• [TASK GOAL]:
Give every line again exactly as it appears, please, but not the pictures.
⁂
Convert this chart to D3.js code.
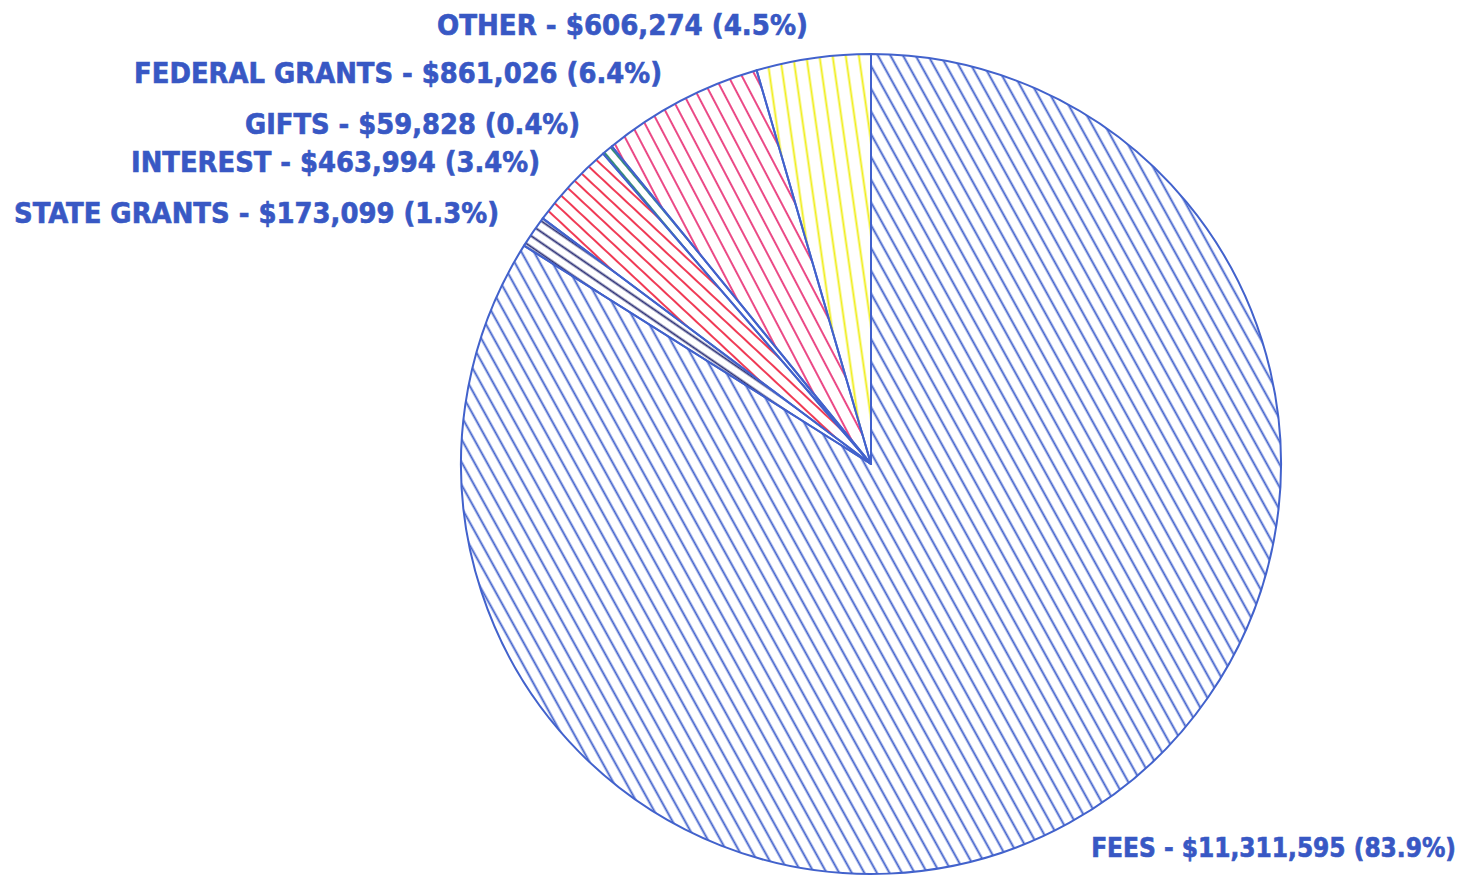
<!DOCTYPE html>
<html>
<head>
<meta charset="utf-8">
<script src="https://cdn.jsdelivr.net/npm/d3@7"></script>
<style>
html,body{margin:0;padding:0;background:#fff;}
svg{display:block;}
</style>
</head>
<body>
<svg id="chart" width="1465" height="879"></svg>
<script>
// Data
const categories = ["FEES", "STATE GRANTS", "INTEREST", "GIFTS", "FEDERAL GRANTS", "OTHER"];
const amounts = [11311595, 173099, 463994, 59828, 861026, 606274];
const percentLabels = ["83.9%", "1.3%", "3.4%", "0.4%", "6.4%", "4.5%"];
const amountLabels = ["$11,311,595", "$173,099", "$463,994", "$59,828", "$861,026", "$606,274"];

// Styles
const hatchColors = ["#3f60cc", "#2a2d74", "#f0304c", "#2c8a70", "#ea4080", "#f0ee18"];
const hatchSpacing = [11, 9, 10, 8, 12, 13];
const outline = "#4262cc";
const textColor = "#3858c4";

const W = 1465, H = 879;
const cx = 871, cy = 464, R = 410;

const svg = d3.select("#chart");
const defs = svg.append("defs");

const pie = d3.pie().sort(null).value(d => d.v).startAngle(0).endAngle(2 * Math.PI);
const data = categories.map((c, i) => ({c, v: amounts[i], i}));
const arcs = pie(data);
const arc = d3.arc().innerRadius(0).outerRadius(R);

const g = svg.append("g").attr("transform", `translate(${cx},${cy})`);

arcs.forEach((a, k) => {
  const mid = (a.startAngle + a.endAngle) / 2;
  const deg = mid * 180 / Math.PI;
  const s = hatchSpacing[k];
  const p = defs.append("pattern")
    .attr("id", "hatch" + k)
    .attr("patternUnits", "userSpaceOnUse")
    .attr("width", s).attr("height", s)
    .attr("patternTransform", `rotate(${deg})`);
  p.append("line")
    .attr("x1", s / 2).attr("y1", -1)
    .attr("x2", s / 2).attr("y2", s + 1)
    .attr("stroke", hatchColors[k])
    .attr("stroke-width", 1.9);
});

g.selectAll("path.slice")
  .data(arcs)
  .join("path")
  .attr("class", "slice")
  .attr("d", arc)
  .attr("fill", (d, k) => `url(#hatch${k})`)
  .attr("stroke", outline)
  .attr("stroke-width", 2)
  .attr("stroke-linejoin", "round");

// Labels
const labelPos = [
  {x: 1456, y: 857, w: 365},
  {x: 499, y: 223, w: 485},
  {x: 540, y: 172, w: 409},
  {x: 580, y: 134, w: 335},
  {x: 662, y: 83, w: 528},
  {x: 808, y: 35, w: 371}
];

const texts = svg.append("g").selectAll("text")
  .data(arcs)
  .join("text")
  .attr("x", (d, k) => labelPos[k].x)
  .attr("y", (d, k) => labelPos[k].y)
  .attr("text-anchor", "end")
  .attr("font-family", "'DejaVu Sans Condensed','Liberation Sans Narrow','Liberation Sans',sans-serif")
  .attr("font-weight", "bold")
  .attr("font-size", 30)
  .attr("fill", textColor)
  .attr("stroke", textColor)
  .attr("stroke-width", 0.6)
  .text((d, k) => `${categories[k]} - ${amountLabels[k]} (${percentLabels[k]})`);

// fit each label's font size to its width in the reference
texts.each(function(d, k) {
  const len = this.getComputedTextLength();
  const fs = 30 * labelPos[k].w / len;
  d3.select(this).attr("font-size", Math.min(fs, 32).toFixed(2));
});
</script>
</body>
</html>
⁂
• [FINISHED TASK]:
Convert this chart to D3.js code.
<!DOCTYPE html>
<html>
<head>
<meta charset="utf-8">
<script src="https://cdn.jsdelivr.net/npm/d3@7"></script>
<style>
html,body{margin:0;padding:0;background:#fff;}
svg{display:block;}
</style>
</head>
<body>
<svg id="chart" width="1465" height="879"></svg>
<script>
// Data
const categories = ["FEES", "STATE GRANTS", "INTEREST", "GIFTS", "FEDERAL GRANTS", "OTHER"];
const amounts = [11311595, 173099, 463994, 59828, 861026, 606274];
const percentLabels = ["83.9%", "1.3%", "3.4%", "0.4%", "6.4%", "4.5%"];
const amountLabels = ["$11,311,595", "$173,099", "$463,994", "$59,828", "$861,026", "$606,274"];

// Styles
const hatchColors = ["#3f60cc", "#2a2d74", "#f0304c", "#2c8a70", "#ea4080", "#f0ee18"];
const hatchSpacing = [11, 9, 10, 8, 12, 13];
const outline = "#4262cc";
const textColor = "#3858c4";

const W = 1465, H = 879;
const cx = 871, cy = 464, R = 410;

const svg = d3.select("#chart");
const defs = svg.append("defs");

const pie = d3.pie().sort(null).value(d => d.v).startAngle(0).endAngle(2 * Math.PI);
const data = categories.map((c, i) => ({c, v: amounts[i], i}));
const arcs = pie(data);
const arc = d3.arc().innerRadius(0).outerRadius(R);

const g = svg.append("g").attr("transform", `translate(${cx},${cy})`);

arcs.forEach((a, k) => {
  const mid = (a.startAngle + a.endAngle) / 2;
  const deg = mid * 180 / Math.PI;
  const s = hatchSpacing[k];
  const p = defs.append("pattern")
    .attr("id", "hatch" + k)
    .attr("patternUnits", "userSpaceOnUse")
    .attr("width", s).attr("height", s)
    .attr("patternTransform", `rotate(${deg})`);
  p.append("line")
    .attr("x1", s / 2).attr("y1", -1)
    .attr("x2", s / 2).attr("y2", s + 1)
    .attr("stroke", hatchColors[k])
    .attr("stroke-width", 1.9);
});

g.selectAll("path.slice")
  .data(arcs)
  .join("path")
  .attr("class", "slice")
  .attr("d", arc)
  .attr("fill", (d, k) => `url(#hatch${k})`)
  .attr("stroke", outline)
  .attr("stroke-width", 2)
  .attr("stroke-linejoin", "round");

// Labels
const labelPos = [
  {x: 1456, y: 857, w: 365},
  {x: 499, y: 223, w: 485},
  {x: 540, y: 172, w: 409},
  {x: 580, y: 134, w: 335},
  {x: 662, y: 83, w: 528},
  {x: 808, y: 35, w: 371}
];

const texts = svg.append("g").selectAll("text")
  .data(arcs)
  .join("text")
  .attr("x", (d, k) => labelPos[k].x)
  .attr("y", (d, k) => labelPos[k].y)
  .attr("text-anchor", "end")
  .attr("font-family", "'DejaVu Sans Condensed','Liberation Sans Narrow','Liberation Sans',sans-serif")
  .attr("font-weight", "bold")
  .attr("font-size", 30)
  .attr("fill", textColor)
  .attr("stroke", textColor)
  .attr("stroke-width", 0.6)
  .text((d, k) => `${categories[k]} - ${amountLabels[k]} (${percentLabels[k]})`);

// fit each label's font size to its width in the reference
texts.each(function(d, k) {
  const len = this.getComputedTextLength();
  const fs = 30 * labelPos[k].w / len;
  d3.select(this).attr("font-size", Math.min(fs, 32).toFixed(2));
});
</script>
</body>
</html>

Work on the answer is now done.